Дашкова вспоминает и другие характеристики, которыми наделяли ее «портретисты»: ее изображали самолюбивой, тщеславной, жестокой, беспокойной, алчной. Опровергая одно за другим эти обвинения, она заканчивает свое письмо таким признанием: «Наконец, вспомните, после мужа земным моим идеалом была Екатерина; я с наслаждением в пылкой любовью следила за блистательными успехами ее славы в полном убеждении, что с ними неразрывно соединяется счастье народа... Считая себя главным орудием революции, близкой участницей ее (Екатерины) славы, я действительно при одной мысли о бесчестии этого царствования раздражалась, испытывала волнение и душевные бури, и никто не подозревал в этих чувствах ни энтузиазма, ни истинного побуждения. Вспомните также о лицах, окружавших императрицу; это были мои враги с первого дня правления ее, и враги всесильные. После этого легко понять, за что и почему мои портретисты обезобразили Вашего друга, исказили истинные черты моего образа.
Мои знакомые и слуги, я уверена, отнюдь не могут обвинить меня в жестокости. Знаю только два предмета, которые были способны воспламенить бурные инстинкты, не чуждые моей природе: неверность мужа и грязные пятна на светлой короне Екатерины II.
Что же касается до скупости, кажется, нет надобности говорить, что этот порок свойствен только низкому уму, пошлому сердцу... Прощайте: простите моим клеветникам, пожалейте или презирайте их вместе со мной...»12
Письмо это не датировано. Скорее всего оно относится к тому времени, когда Екатерина Романовна погрузилась в работу над «Записками», перебирала старые бумаги и переживала вновь давние обиды. Иногда, специально принарядившись по этому поводу, как бы в обстановке некой торжественности, она читала домочадцам вслух поблекшие страницы писем своего «неизменного друга»...

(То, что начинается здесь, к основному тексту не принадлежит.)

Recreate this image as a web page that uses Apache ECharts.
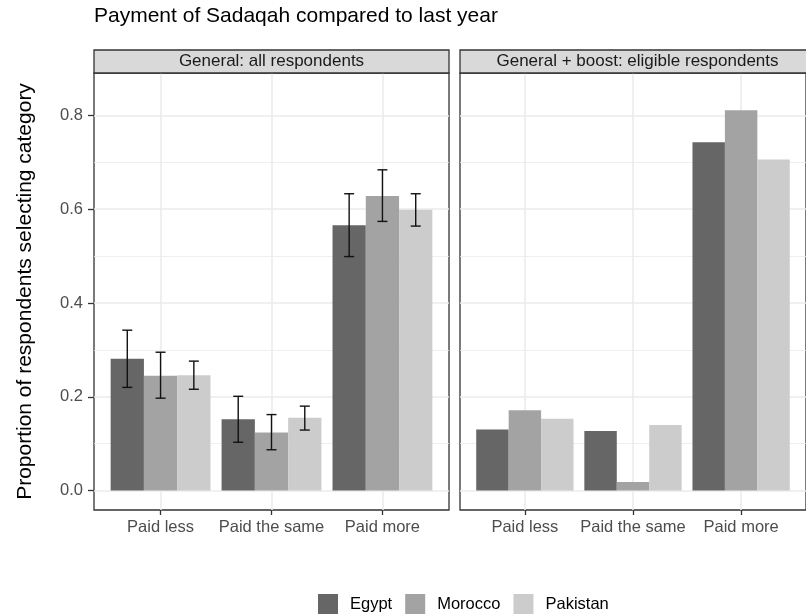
<!DOCTYPE html>
<html>
<head>
<meta charset="utf-8">
<script src="https://cdn.jsdelivr.net/npm/echarts@6/dist/echarts.min.js"></script>
<style>
  html, body { margin: 0; padding: 0; background: #fff; }
  #chart { width: 806px; height: 616px; }
</style>
</head>
<body>
<div id="chart"></div>
<script>
// Categories, groups and panel titles
const categories = ['Paid less', 'Paid the same', 'Paid more'];
const countries = ['Egypt', 'Morocco', 'Pakistan'];
const panelTitles = ['General: all respondents', 'General + boost: eligible respondents'];
const yTicks = [0, 0.2, 0.4, 0.6, 0.8];
const yMinorTicks = [0.1, 0.3, 0.5, 0.7];

// Panel 1: all respondents, proportion with confidence interval
const allEgypt = [0.281, 0.152, 0.566];
const allEgyptLow = [0.220, 0.103, 0.499];
const allEgyptHigh = [0.342, 0.201, 0.633];
const allMorocco = [0.245, 0.124, 0.628];
const allMoroccoLow = [0.197, 0.087, 0.574];
const allMoroccoHigh = [0.295, 0.162, 0.684];
const allPakistan = [0.246, 0.155, 0.599];
const allPakistanLow = [0.216, 0.129, 0.564];
const allPakistanHigh = [0.276, 0.180, 0.633];

// Panel 2: general + boost, eligible respondents
const boostEgypt = [0.130, 0.127, 0.743];
const boostMorocco = [0.171, 0.018, 0.811];
const boostPakistan = [0.153, 0.140, 0.706];

const fills = ['#666666', '#A3A3A3', '#CCCCCC'];
const dodge = [-0.3, 0, 0.3];
const barW = 0.3;
const capW = 0.09;

const panels = [
  { values: [allEgypt, allMorocco, allPakistan],
    low: [allEgyptLow, allMoroccoLow, allPakistanLow],
    high: [allEgyptHigh, allMoroccoHigh, allPakistanHigh] },
  { values: [boostEgypt, boostMorocco, boostPakistan], low: null, high: null }
];

const FONT = 'Liberation Sans, Arial, sans-serif';
const gridLeft = [94, 460];
const gridTop = 73, gridH = 437, gridW = 355;
const yMin = -0.0415, yMax = 0.8905;

function makeRender(k) {
  return function (params, api) {
    const x = api.value(0) + dodge[k];
    const v = api.value(1);
    const a = api.coord([x - barW / 2, v]);
    const b = api.coord([x + barW / 2, 0]);
    const children = [{
      type: 'rect',
      shape: { x: a[0], y: a[1], width: b[0] - a[0], height: b[1] - a[1] },
      style: { fill: fills[k] }
    }];
    const lo = api.value(2), hi = api.value(3);
    if (!isNaN(lo) && !isNaN(hi)) {
      const t = api.coord([x, hi]);
      const bt = api.coord([x, lo]);
      const c0 = api.coord([x - capW / 2, hi]);
      const c1 = api.coord([x + capW / 2, hi]);
      const d0 = api.coord([x - capW / 2, lo]);
      const d1 = api.coord([x + capW / 2, lo]);
      const ls = { stroke: '#111111', lineWidth: 1.4 };
      children.push(
        { type: 'line', shape: { x1: t[0], y1: t[1], x2: bt[0], y2: bt[1] }, style: ls },
        { type: 'line', shape: { x1: c0[0], y1: c0[1], x2: c1[0], y2: c1[1] }, style: ls },
        { type: 'line', shape: { x1: d0[0], y1: d0[1], x2: d1[0], y2: d1[1] }, style: ls }
      );
    }
    return { type: 'group', children: children };
  };
}

const grids = [], xAxes = [], yAxes = [], series = [], graphics = [];

panels.forEach(function (panel, p) {
  grids.push({ left: gridLeft[p], top: gridTop, width: gridW, height: gridH,
    show: true, borderColor: '#333333', borderWidth: 1.3, backgroundColor: '#ffffff' });
  xAxes.push({
    type: 'value', gridIndex: p, min: 0.4, max: 3.6, position: 'bottom',
    axisLine: { show: false, onZero: false },
    splitLine: { show: false },
    axisTick: { show: true, customValues: [1, 2, 3], length: 5,
      lineStyle: { color: '#333333', width: 1.3 } },
    axisLabel: { show: true, customValues: [1, 2, 3], margin: 9,
      fontFamily: FONT, fontSize: 16.5, color: '#4D4D4D',
      formatter: function (v) { return categories[Math.round(v) - 1] || ''; } }
  });
  yAxes.push({
    type: 'value', gridIndex: p, min: yMin, max: yMax, position: 'left',
    axisLine: { show: false, onZero: false },
    splitLine: { show: false },
    axisTick: { show: p === 0, customValues: yTicks, length: 6,
      lineStyle: { color: '#333333', width: 1.3 } },
    axisLabel: { show: p === 0, customValues: yTicks, margin: 11,
      fontFamily: FONT, fontSize: 16.5, color: '#4D4D4D',
      formatter: function (v) { return v.toFixed(1); } },
    name: p === 0 ? 'Proportion of respondents selecting category' : '',
    nameLocation: 'middle', nameRotate: 90, nameGap: 58,
    nameTextStyle: { fontFamily: FONT, fontSize: 21, color: '#000000' }
  });

  // panel gridlines, kept beneath the bars
  const mk = [];
  yMinorTicks.forEach(function (v) { mk.push({ yAxis: v, lineStyle: { color: '#EBEBEB', width: 0.8, type: 'solid' } }); });
  yTicks.forEach(function (v) { mk.push({ yAxis: v, lineStyle: { color: '#EBEBEB', width: 1.6, type: 'solid' } }); });
  [1, 2, 3].forEach(function (v) { mk.push({ xAxis: v, lineStyle: { color: '#EBEBEB', width: 1.6, type: 'solid' } }); });
  series.push({
    type: 'line', xAxisIndex: p, yAxisIndex: p, data: [], z: 1, silent: true,
    markLine: { silent: true, z: 1, zlevel: 0, symbol: ['none', 'none'], label: { show: false },
      animation: false, data: mk }
  });

  countries.forEach(function (name, k) {
    const data = categories.map(function (c, i) {
      return [i + 1, panel.values[k][i],
        panel.low ? panel.low[k][i] : NaN,
        panel.high ? panel.high[k][i] : NaN];
    });
    series.push({
      type: 'custom', name: name, xAxisIndex: p, yAxisIndex: p, z: 3,
      itemStyle: { color: fills[k] },
      renderItem: makeRender(k),
      encode: { x: 0, y: 1 },
      data: data
    });
  });

  // facet strip
  graphics.push({
    type: 'rect', z: 10,
    shape: { x: gridLeft[p], y: 50, width: gridW, height: gridTop - 50 },
    style: { fill: '#D9D9D9', stroke: '#333333', lineWidth: 1.3 }
  });
  graphics.push({
    type: 'text', z: 11,
    x: gridLeft[p] + gridW / 2, y: 50 + (gridTop - 50) / 2,
    style: { text: panelTitles[p], fill: '#1A1A1A', fontSize: 17,
      fontFamily: FONT, align: 'center', verticalAlign: 'middle' }
  });
});

const chart = echarts.init(document.getElementById('chart'), null, { renderer: 'canvas' });
chart.setOption({
  animation: false,
  backgroundColor: '#ffffff',
  title: {
    text: 'Payment of Sadaqah compared to last year',
    left: 94, top: 6, padding: 0,
    textStyle: { fontFamily: FONT, fontSize: 21, fontWeight: 'normal', color: '#000000' }
  },
  legend: {
    data: countries, left: 313, top: 589, icon: 'rect',
    itemWidth: 20, itemHeight: 20, itemGap: 13,
    textStyle: { fontFamily: FONT, fontSize: 16.5, color: '#000000', padding: [0, 0, 0, 7] }
  },
  grid: grids,
  xAxis: xAxes,
  yAxis: yAxes,
  graphic: graphics,
  series: series
});
</script>
</body>
</html>
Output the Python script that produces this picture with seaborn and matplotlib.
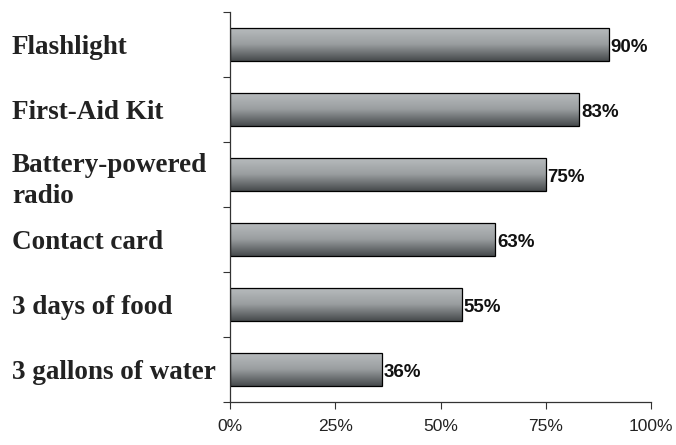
import numpy as np
import pandas as pd
import matplotlib
matplotlib.use("Agg")
import matplotlib.pyplot as plt
import seaborn as sns
from matplotlib.colors import LinearSegmentedColormap

categories = ["Flashlight", "First-Aid Kit", "Battery-powered\nradio",
              "Contact card", "3 days of food", "3 gallons of water"]
values = [90, 83, 75, 63, 55, 36]
xticks = [0, 25, 50, 75, 100]
xtick_labels = ["0%", "25%", "50%", "75%", "100%"]

df = pd.DataFrame({"item": categories, "pct": values})

sns.set_style("white")
plt.rcParams['font.family'] = ['Liberation Sans', 'DejaVu Sans']

fig = plt.figure(figsize=(6.76, 4.45), dpi=100)
ax = fig.add_axes([230/676, 1-402/445, (651-230)/676, (402-12)/445])

sns.barplot(data=df, x="pct", y="item", orient="h", ax=ax, width=0.52,
            color="#808080", edgecolor="black", linewidth=0.9)

cmap = LinearSegmentedColormap.from_list("g", ["#b9bdbf", "#9a9ea0", "#45494b"])
grad = np.linspace(0, 1, 256).reshape(-1, 1)
for p in ax.patches:
    x0, y0 = p.get_x(), p.get_y()
    w, h = p.get_width(), p.get_height()
    p.set_facecolor("none")
    im = ax.imshow(grad, cmap=cmap, aspect="auto",
                   extent=[x0, x0 + w, y0 + h, y0], origin="upper", zorder=1.5)
    im.set_clip_path(p)
    p.set_zorder(2)

ax.set_xlim(0, 100)
ax.set_ylim(5.5, -0.5)

for i, v in enumerate(values):
    ax.text(v + 0.4, i + 0.05, f"{v}%", va="center", ha="left",
            fontsize=13.5, fontweight="bold", color="#111111")

ax.set_xticks(xticks)
ax.set_xticklabels(xtick_labels, fontsize=12.5, color="#222222")
ax.tick_params(axis="x", direction="out", length=5, width=0.8, color="#333333", pad=7, bottom=True)

ax.set_yticks(range(len(categories)))
ax.set_yticklabels(categories, fontsize=19.5, fontweight="bold",
                   family=["Liberation Serif", "DejaVu Serif"], color="#222222",
                   linespacing=1.35)
ax.tick_params(axis="y", length=0, pad=218 * 0.72)
for lab in ax.get_yticklabels():
    lab.set_ha("left")
ax.set_yticks(np.arange(-0.5, 6.0, 1.0), minor=True)
ax.tick_params(axis="y", which="minor", direction="out", length=5, width=0.8,
               color="#333333", left=True)

ax.set_xlabel("")
ax.set_ylabel("")
for s in ["top", "right"]:
    ax.spines[s].set_visible(False)
for s in ["left", "bottom"]:
    ax.spines[s].set_color("#333333")
    ax.spines[s].set_linewidth(0.9)

fig.savefig("out.png", dpi=100)
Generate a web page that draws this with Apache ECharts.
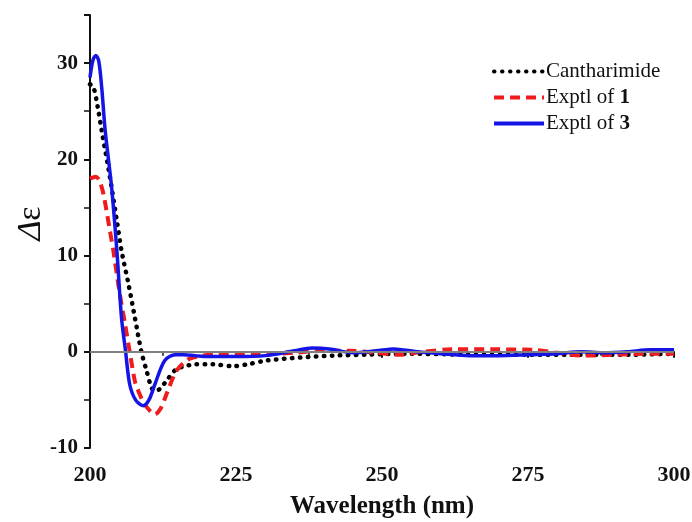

«На переднем месте комнаты, в больших креслах за маленьким столом, в пурпуровом шелковом платье, в белом мужском колпаке, с собачкой Фиделью, спящей на подушке у ее ног...сидит княгиня. Она поджидает нас домой, потому что нынешний вечер начнется чтением писем Екатерины II к Дашковой...» – сообщала родным в Лондон 5 декабря 1805 г. К. Уильмот13.
В ту пору Екатерина Романовна уже около двух месяцев трудилась над «Записками», над «Моей историей», где сплелись история и вымысел, поэзия и правда.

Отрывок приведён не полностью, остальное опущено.